>Is anyone familiar with this term? I encountered it in reading
>Hardt and Negri's 'Empire':
>
>"The constitution of a global market organized along a disciplinary
>model is traversed by tensions that open mobility in every
>direction; it is a transversal mobility that is rhizomatic rather
>than arborescent" (253).
>
>I believe it comes from Deleuze and Guattari's 'Anti-Oedipus,' but I
>am not clear as to what it entails, i.e., why they select rhizome as
>metaphor rather than any other omni-directional mobility. Any
>theory-heads on list?
To add to what others have said, rhizome (which is the subject of the first chapter of A Thousand Plateaus, not Anti-Oedipus) is more than a metaphor; it's also a method and a tactic. A method to get beyond, or go around, dialectics and subject-object dualism, in favor of "multiplicities": "It is only when the multiple is effectively treated as a substantive, 'multiplicity,' that it ceases to have any relation to the One as subject or object, natural or spiritual reality, image and world. Multiplicities are rhizomatic, and expose arborescent pseudomultiplicities for what they are. There is no unity to serve as a pivot in the object, or to divide in the subject. There is not even the unity to abort in the object or 'return' in the subject. A multiplicity has neither subject nor object, only determinations, magnitudes, and dimensions...."

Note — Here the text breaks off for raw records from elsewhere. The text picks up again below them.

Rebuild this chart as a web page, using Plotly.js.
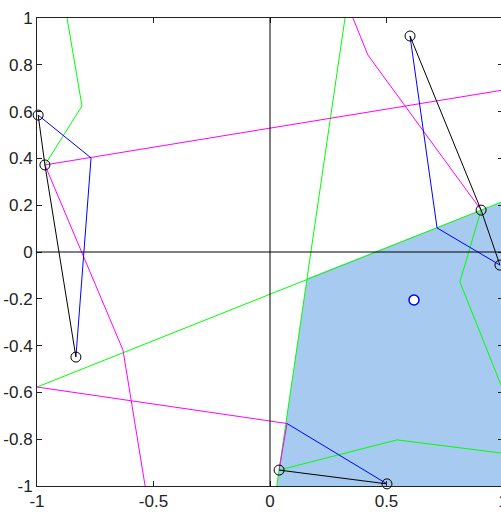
<!DOCTYPE html>
<html><head><meta charset="utf-8">
<script src="https://cdn.plot.ly/plotly-3.0.1.min.js"></script>
<style>html,body{margin:0;padding:0;overflow:hidden;background:#fff}#c{width:520px;height:512px}</style>
</head><body><div id="c"></div>
<script>
// Sites (black circles)
const siteX = [-0.995, -0.966, -0.833, 0.601, 0.906, 0.987, 0.039, 0.502];
const siteY = [0.585, 0.372, -0.449, 0.923, 0.179, -0.056, -0.932, -0.991];
// Black edges
const blackX = [-0.995, -0.966, -0.833, null, 0.601, 0.906, 0.987, null, 0.039, 0.502];
const blackY = [0.585, 0.372, -0.449, null, 0.923, 0.179, -0.056, null, -0.932, -0.991];
// Blue edges
const blueX = [-0.995, -0.768, -0.833, null, 0.601, 0.717, 0.987, null, 0.073, 0.502];
const blueY = [0.585, 0.402, -0.449, null, 0.923, 0.103, -0.056, null, -0.733, -0.991];
// Magenta edges
const magX = [-0.966, 1.0, null, -0.966, -0.631, -0.536, null, -1.0, 0.073, 0.039, null, 0.356, 0.42, 0.906];
const magY = [0.372, 0.692, null, 0.372, -0.419, -1.0, null, -0.577, -0.733, -0.932, null, 1.0, 0.842, 0.179];
// Green edges
const grnX = [-0.871, -0.807, -0.966, null, -1.0, 0.906, 1.0, null, 0.322, 0.039, 0.029, null, 0.039, 0.545, 1.0, null, 0.906, 0.815, 1.0];
const grnY = [1.0, 0.624, 0.372, null, -0.577, 0.179, 0.216, null, 1.0, -0.932, -1.0, null, -0.932, -0.803, -0.86, null, 0.179, -0.128, -0.59];
// Filled region
const fillX = [0.029, 0.159, 1.0, 1.0];
const fillY = [-1.0, -0.112, 0.216, -1.0];
// Highlighted point
const hlX = [0.618];
const hlY = [-0.205];

const ln = (x, y, c) => ({x, y, type: 'scatter', mode: 'lines', line: {color: c, width: 1}, hoverinfo: 'skip', showlegend: false});

const data = [
  {x: fillX, y: fillY, type: 'scatter', mode: 'lines', fill: 'toself', fillcolor: '#a6caf0', line: {width: 0}, showlegend: false, hoverinfo: 'skip'},
  ln(grnX, grnY, '#00ff00'),
  ln(magX, magY, '#ff00ff'),
  ln(blueX, blueY, '#0000ff'),
  ln(blackX, blackY, '#000000'),
  {x: siteX, y: siteY, type: 'scatter', mode: 'markers', cliponaxis: false,
   marker: {symbol: 'circle-open', size: 10, color: '#000', line: {width: 1, color: '#000'}}, showlegend: false},
  {x: hlX, y: hlY, type: 'scatter', mode: 'markers',
   marker: {symbol: 'circle', size: 10, color: '#fff', line: {width: 1.5, color: '#0000ff'}}, showlegend: false}
];

const axBase = {
  range: [-1, 1], showgrid: false, zeroline: false, showline: true, linecolor: '#222', linewidth: 1,
  mirror: 'ticks', ticks: 'inside', ticklen: 5, tickcolor: '#222', tickwidth: 1,
  tickfont: {family: 'Liberation Sans, Arial, sans-serif', size: 17, color: '#222'}
};

const layout = {
  width: 520, height: 512,
  margin: {l: 37, r: 17, t: 18, b: 26},
  paper_bgcolor: '#fff', plot_bgcolor: '#fff',
  xaxis: Object.assign({}, axBase, {tickvals: [-1, -0.5, 0, 0.5, 1], ticktext: ['-1', '-0.5', '0', '0.5', '1']}),
  yaxis: Object.assign({}, axBase, {tickvals: [-1, -0.8, -0.6, -0.4, -0.2, 0, 0.2, 0.4, 0.6, 0.8, 1],
    ticktext: ['-1', '-0.8', '-0.6', '-0.4', '-0.2', '0', '0.2', '0.4', '0.6', '0.8', '1']}),
  shapes: [
    {type: 'line', xref: 'x', yref: 'paper', x0: 0, x1: 0, y0: 0, y1: 1, line: {color: '#000', width: 1}, layer: 'above'},
    {type: 'line', xref: 'paper', yref: 'y', x0: 0, x1: 1, y0: 0, y1: 0, line: {color: '#000', width: 1}, layer: 'above'}
  ]
};

Plotly.newPlot('c', data, layout, {staticPlot: true, displayModeBar: false});
</script></body></html>
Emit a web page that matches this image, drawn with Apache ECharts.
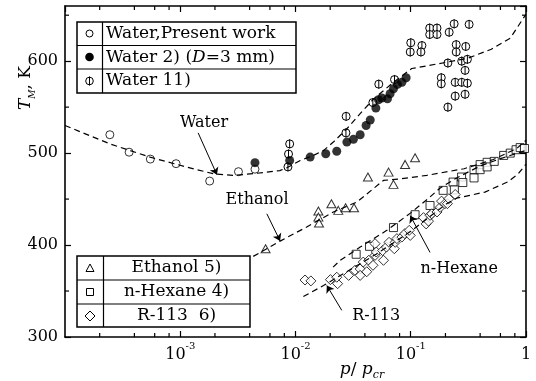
<!DOCTYPE html>
<html>
<head>
<meta charset="utf-8">
<script src="https://cdn.jsdelivr.net/npm/echarts@6/dist/echarts.min.js"></script>
<style>
html, body { margin: 0; padding: 0; background: #fff; }
#chart { width: 536px; height: 381px; }
</style>
</head>
<body>
<div id="chart"></div>
<script>
const X_MIN = 1e-4, X_MAX = 1;
const Y_MIN = 300, Y_MAX = 660;
const FONT = 'DejaVu Serif';

// minor tick positions (p/pcr) and temperatures
const xMinorTicks = [2e-4, 4e-4, 6e-4, 8e-4, 2e-3, 4e-3, 6e-3, 8e-3, 0.02, 0.04, 0.06, 0.08, 0.2, 0.4, 0.6, 0.8];
const yMinorTicks = [350, 450, 550, 650];

// measured points [p/pcr, T_M (K)]
const waterPresent = [[2.45e-4, 520], [3.6e-4, 501], [5.5e-4, 493.5], [9.2e-4, 488.5], [1.8e-3, 469.6],
  [3.2e-3, 479.8], [4.45e-3, 482.5]];
const waterRef2 = [[4.45e-3, 489.6], [8.9e-3, 492], [0.0134, 495.7], [0.0183, 499.3], [0.0228, 502],
  [0.0279, 512], [0.0318, 515], [0.0364, 520], [0.041, 530], [0.0445, 536], [0.0498, 549], [0.0525, 558],
  [0.0561, 560], [0.0628, 559], [0.0662, 564.6], [0.0708, 570], [0.0767, 574.7], [0.0838, 577], [0.0912, 582]];
const waterRef11 = [[8.6e-3, 485], [8.7e-3, 499], [8.9e-3, 510], [0.0274, 522], [0.0275, 540], [0.0469, 555],
  [0.0528, 575], [0.0723, 580], [0.1, 620], [0.099, 610], [0.125, 617], [0.1225, 610], [0.146, 636], [0.169, 636],
  [0.146, 629], [0.169, 629], [0.2155, 631.5], [0.238, 640.6], [0.321, 640], [0.248, 618], [0.248, 610], [0.30, 616],
  [0.21, 598], [0.277, 600], [0.31, 602], [0.296, 590], [0.184, 582], [0.184, 575.4], [0.243, 577], [0.277, 577],
  [0.31, 576], [0.243, 562], [0.296, 564], [0.21, 550]];
const ethanol5 = [[5.5e-3, 396], [0.0158, 437], [0.0158, 430.4], [0.016, 424], [0.0205, 445], [0.0235, 437.7],
  [0.0272, 440.6], [0.0322, 440.6], [0.0425, 474], [0.0642, 479.3], [0.0708, 466], [0.0893, 487.7], [0.109, 495]];
const hexane4 = [[0.0336, 390], [0.0439, 398.6], [0.0708, 419], [0.109, 433], [0.147, 443], [0.191, 459.5],
  [0.233, 468.5], [0.239, 460], [0.276, 474], [0.283, 468], [0.354, 482], [0.354, 473], [0.40, 487.5], [0.40, 482],
  [0.46, 490], [0.46, 485], [0.53, 491], [0.64, 497.5], [0.73, 500], [0.82, 503.7], [0.89, 506], [0.97, 505]];
const r113_6 = [[0.0121, 362], [0.0136, 361], [0.0201, 362.4], [0.0232, 358], [0.0228, 365], [0.0289, 367],
  [0.0328, 372.5], [0.0364, 374], [0.0364, 367], [0.0387, 381.5], [0.0415, 371], [0.0432, 383.4], [0.047, 378],
  [0.049, 388.8], [0.049, 401.5], [0.0502, 392.4], [0.057, 394], [0.058, 383.4], [0.0615, 397.8], [0.0648, 403],
  [0.072, 396], [0.0733, 403], [0.0758, 407], [0.0838, 408.7], [0.0888, 412.4], [0.099, 410.5], [0.097, 416],
  [0.129, 429.8], [0.136, 423], [0.1426, 426], [0.147, 432.3], [0.152, 434], [0.169, 436], [0.18, 441],
  [0.185, 447.8], [0.198, 445], [0.208, 445], [0.214, 450.4], [0.243, 455]];

// correlation curves (dashed)
const waterCurve = [[1e-4, 530], [2.46e-4, 510], [5.47e-4, 495.6], [1.14e-3, 484.8], [1.93e-3, 477.6],
  [2.87e-3, 475.8], [4.28e-3, 477.6], [7.3e-3, 481], [8.4e-3, 484], [0.011, 492], [0.0143, 497.5], [0.0176, 503],
  [0.0213, 512], [0.0279, 526.5], [0.0364, 543], [0.0477, 559], [0.0707, 577], [0.102, 592], [0.17, 597],
  [0.31, 603], [0.5, 613], [0.73, 625], [1, 651]];
const ethanolCurve = [[4.3e-3, 387.7], [7.35e-3, 404.3], [0.0125, 419.6], [0.0213, 436], [0.034, 446.7],
  [0.058, 470.3], [0.081, 472], [0.138, 475.8], [0.29, 483], [0.52, 493], [0.83, 505], [1, 514]];
const hexaneCurve = [[0.0212, 376], [0.0244, 383.4], [0.0364, 397.8], [0.062, 416], [0.1, 435], [0.14, 450],
  [0.18, 462], [0.25, 473], [0.4, 486], [0.6, 494], [1, 503]];
const r113Curve = [[0.0117, 344], [0.0175, 356], [0.05, 390], [0.1, 415], [0.2, 444], [0.25, 451],
  [0.44, 457.6], [0.69, 468.5], [0.85, 477], [1, 488]];

// curve labels and their arrows [p/pcr, T]
const curveNames = ['Water', 'Ethanol', 'n-Hexane', 'R-113'];
const namePos = [[1.61e-3, 533], [4.64e-3, 449], [0.263, 374], [0.0501, 322.5]];
const arrowFrom = [[1.43e-3, 522], [5.64e-3, 434], [0.147, 392], [0.0252, 329]];
const arrowTo = [[2.08e-3, 476.5], [7.35e-3, 404.5], [0.099, 432], [0.0187, 356]];

const chart = echarts.init(document.getElementById('chart'), null, { renderer: 'canvas' });

function curveSeries(data, i) {
  return {
    type: 'line', data: data, symbol: 'none', silent: true,
    lineStyle: { color: '#000', width: 1.2, type: [6, 4] },
    markPoint: {
      symbol: 'circle', symbolSize: 0, silent: true,
      label: { show: true, position: 'inside', formatter: curveNames[i], color: '#000', fontFamily: FONT, fontSize: 16 },
      data: [{ coord: namePos[i] }]
    },
    markLine: {
      symbol: ['none', 'arrow'], symbolSize: 7, silent: true,
      label: { show: false },
      lineStyle: { color: '#000', width: 1, type: 'solid' },
      data: [[{ coord: arrowFrom[i] }, { coord: arrowTo[i] }]]
    }
  };
}

function phiItem(params, api) {
  const p = api.coord([api.value(0), api.value(1)]);
  return {
    type: 'group', children: [
      { type: 'circle', shape: { cx: p[0], cy: p[1], r: 4 }, style: { fill: '#fff', stroke: '#000', lineWidth: 1 } },
      { type: 'line', shape: { x1: p[0], y1: p[1] - 4.5, x2: p[0], y2: p[1] + 4.5 }, style: { stroke: '#000', lineWidth: 1 } }
    ]
  };
}

const tickStyle = { stroke: '#000', lineWidth: 1.2 };

const axisCommon = {
  axisLine: { onZero: false, lineStyle: { color: '#000', width: 1.6 } },
  axisTick: { inside: true, length: 6, lineStyle: { color: '#000', width: 1.2 } },
  splitLine: { show: false }
};

const option = {
  animation: false,
  backgroundColor: '#fff',
  grid: { left: 65, right: 10, top: 6, bottom: 44 },
  xAxis: [
    Object.assign({
      type: 'log', logBase: 10, min: X_MIN, max: X_MAX, position: 'bottom',
      axisLabel: {
        showMinLabel: false, margin: 4, color: '#000',
        formatter: function (v) {
          const e = Math.round(Math.log10(v));
          return e === 0 ? '{a|1}' : '{a|10}{e|-' + (-e) + '}';
        },
        rich: {
          a: { fontFamily: FONT, fontSize: 16, lineHeight: 28, color: '#000' },
          e: { fontFamily: FONT, fontSize: 10, lineHeight: 12, verticalAlign: 'top', color: '#000' }
        }
      }
    }, axisCommon),
    Object.assign({
      type: 'log', logBase: 10, min: X_MIN, max: X_MAX, position: 'top', axisLabel: { show: false }
    }, axisCommon)
  ],
  yAxis: [
    Object.assign({
      type: 'value', min: Y_MIN, max: Y_MAX, interval: 100, position: 'left',
      axisLabel: { showMaxLabel: false, margin: 7, color: '#000', fontFamily: FONT, fontSize: 16 }
    }, axisCommon),
    Object.assign({
      type: 'value', min: Y_MIN, max: Y_MAX, interval: 100, position: 'right', axisLabel: { show: false }
    }, axisCommon)
  ],
  series: [
    curveSeries(waterCurve, 0),
    curveSeries(ethanolCurve, 1),
    curveSeries(hexaneCurve, 2),
    curveSeries(r113Curve, 3),
    {
      type: 'custom', silent: true, data: xMinorTicks.map(v => [v, Y_MIN]), encode: { x: 0, y: 1 },
      renderItem: function (params, api) {
        const b = api.coord([api.value(0), Y_MIN]);
        const t = api.coord([api.value(0), Y_MAX]);
        return { type: 'group', children: [
          { type: 'line', shape: { x1: b[0], y1: b[1], x2: b[0], y2: b[1] - 4 }, style: tickStyle },
          { type: 'line', shape: { x1: t[0], y1: t[1], x2: t[0], y2: t[1] + 4 }, style: tickStyle }
        ] };
      }
    },
    {
      type: 'custom', silent: true, data: yMinorTicks.map(v => [X_MIN, v]), encode: { x: 0, y: 1 },
      renderItem: function (params, api) {
        const l = api.coord([X_MIN, api.value(1)]);
        const r = api.coord([X_MAX, api.value(1)]);
        return { type: 'group', children: [
          { type: 'line', shape: { x1: l[0], y1: l[1], x2: l[0] + 4, y2: l[1] }, style: tickStyle },
          { type: 'line', shape: { x1: r[0], y1: r[1], x2: r[0] - 4, y2: r[1] }, style: tickStyle }
        ] };
      }
    },
    { type: 'scatter', data: waterPresent, symbol: 'circle', symbolSize: 8, silent: true,
      itemStyle: { color: '#fff', borderColor: '#000', borderWidth: 1 } },
    { type: 'scatter', data: waterRef2, symbol: 'circle', symbolSize: 9, silent: true,
      itemStyle: { color: '#000' } },
    { type: 'custom', data: waterRef11, encode: { x: 0, y: 1 }, silent: true, renderItem: phiItem },
    { type: 'scatter', data: ethanol5, symbol: 'triangle', symbolSize: [9, 8], silent: true,
      itemStyle: { color: '#fff', borderColor: '#000', borderWidth: 1 } },
    { type: 'scatter', data: hexane4, symbol: 'rect', symbolSize: 8, silent: true,
      itemStyle: { color: '#fff', borderColor: '#000', borderWidth: 1 } },
    { type: 'scatter', data: r113_6, symbol: 'diamond', symbolSize: 10, silent: true,
      itemStyle: { color: '#fff', borderColor: '#000', borderWidth: 1 } }
  ],
  graphic: [
    // upper legend
    { type: 'group', z: 100, children: [
      { type: 'rect', shape: { x: 77, y: 22, width: 219, height: 71 }, style: { fill: '#fff', stroke: '#000', lineWidth: 1.5 } },
      { type: 'line', shape: { x1: 77, y1: 45.5, x2: 296, y2: 45.5 }, style: { stroke: '#000', lineWidth: 1.2 } },
      { type: 'line', shape: { x1: 77, y1: 69, x2: 296, y2: 69 }, style: { stroke: '#000', lineWidth: 1.2 } },
      { type: 'line', shape: { x1: 102.5, y1: 22, x2: 102.5, y2: 93 }, style: { stroke: '#000', lineWidth: 1.2 } },
      { type: 'circle', shape: { cx: 89.5, cy: 33.5, r: 3.5 }, style: { fill: '#fff', stroke: '#000', lineWidth: 1 } },
      { type: 'circle', shape: { cx: 89.5, cy: 57, r: 4.3 }, style: { fill: '#000' } },
      { type: 'circle', shape: { cx: 89.5, cy: 81, r: 3.8 }, style: { fill: '#fff', stroke: '#000', lineWidth: 1 } },
      { type: 'line', shape: { x1: 89.5, y1: 76.5, x2: 89.5, y2: 85.5 }, style: { stroke: '#000', lineWidth: 1 } },
      { type: 'text', x: 106, y: 34, style: { text: 'Water,Present work', font: '17px "DejaVu Serif"', fill: '#000', verticalAlign: 'middle' } },
      { type: 'text', x: 106, y: 57.5, style: {
        text: '{n|Water 2) (}{i|D}{n|=3 mm)}', fill: '#000', verticalAlign: 'middle',
        rich: { n: { fontFamily: FONT, fontSize: 17 }, i: { fontFamily: FONT, fontSize: 17, fontStyle: 'italic' } } } },
      { type: 'text', x: 106, y: 81, style: { text: 'Water 11)', font: '17px "DejaVu Serif"', fill: '#000', verticalAlign: 'middle' } }
    ] },
    // lower legend
    { type: 'group', z: 100, children: [
      { type: 'rect', shape: { x: 77, y: 256, width: 173, height: 71 }, style: { fill: '#fff', stroke: '#000', lineWidth: 1.5 } },
      { type: 'line', shape: { x1: 77, y1: 280, x2: 250, y2: 280 }, style: { stroke: '#000', lineWidth: 1.2 } },
      { type: 'line', shape: { x1: 77, y1: 304, x2: 250, y2: 304 }, style: { stroke: '#000', lineWidth: 1.2 } },
      { type: 'line', shape: { x1: 103.5, y1: 256, x2: 103.5, y2: 327 }, style: { stroke: '#000', lineWidth: 1.2 } },
      { type: 'polygon', shape: { points: [[90, 264], [94, 271.5], [86, 271.5]] }, style: { fill: '#fff', stroke: '#000', lineWidth: 1 } },
      { type: 'rect', shape: { x: 86.5, y: 288.5, width: 7, height: 7 }, style: { fill: '#fff', stroke: '#000', lineWidth: 1 } },
      { type: 'polygon', shape: { points: [[90, 311], [95, 316], [90, 321], [85, 316]] }, style: { fill: '#fff', stroke: '#000', lineWidth: 1 } },
      { type: 'text', x: 176.5, y: 268, style: { text: 'Ethanol 5)', font: '17px "DejaVu Serif"', fill: '#000', align: 'center', verticalAlign: 'middle' } },
      { type: 'text', x: 176.5, y: 292, style: { text: 'n-Hexane 4)', font: '17px "DejaVu Serif"', fill: '#000', align: 'center', verticalAlign: 'middle' } },
      { type: 'text', x: 176.5, y: 316, style: { text: 'R-113  6)', font: '17px "DejaVu Serif"', fill: '#000', align: 'center', verticalAlign: 'middle' } }
    ] },
    // axis names
    { type: 'text', x: 26, y: 88, rotation: Math.PI / 2, style: {
      text: '{i|T}{s|M}{n|, K}', fill: '#000', align: 'center', verticalAlign: 'middle',
      rich: {
        i: { fontFamily: FONT, fontSize: 17, fontStyle: 'italic', lineHeight: 22 },
        s: { fontFamily: FONT, fontSize: 9, fontStyle: 'italic', lineHeight: 10, verticalAlign: 'bottom' },
        n: { fontFamily: FONT, fontSize: 17, lineHeight: 22 }
      } } },
    { type: 'text', x: 362, y: 370, style: {
      text: '{i|p}{n|/ }{i|p}{s|cr}', fill: '#000', align: 'center', verticalAlign: 'middle',
      rich: {
        i: { fontFamily: FONT, fontSize: 17, fontStyle: 'italic', lineHeight: 22 },
        n: { fontFamily: FONT, fontSize: 17, lineHeight: 22 },
        s: { fontFamily: FONT, fontSize: 11, fontStyle: 'italic', lineHeight: 12, verticalAlign: 'bottom' }
      } } }
  ]
};

chart.setOption(option);
</script>
</body>
</html>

Rhizome is a tactic in that its myriad (inter)connections allow for an endless number of possibilities for subverting, bypassing, attacking (and of course affirming, embracing, defending) power, ie, capitalism and the state: "A rhizome may be broken, shattered at a given spot, but it will start up again on one of its old lines, or on new lines." D&G point out that there are many fortresses and ways to attack. Or as Dennis R. said, You need to make yourself as ubiquitous as the market.
I suppose this is the reason they preferred rhizome over mobilities. But also because a rhizome furrows, it works "underground," and because it can both set down roots and extend shoots, whatever is to its advantage.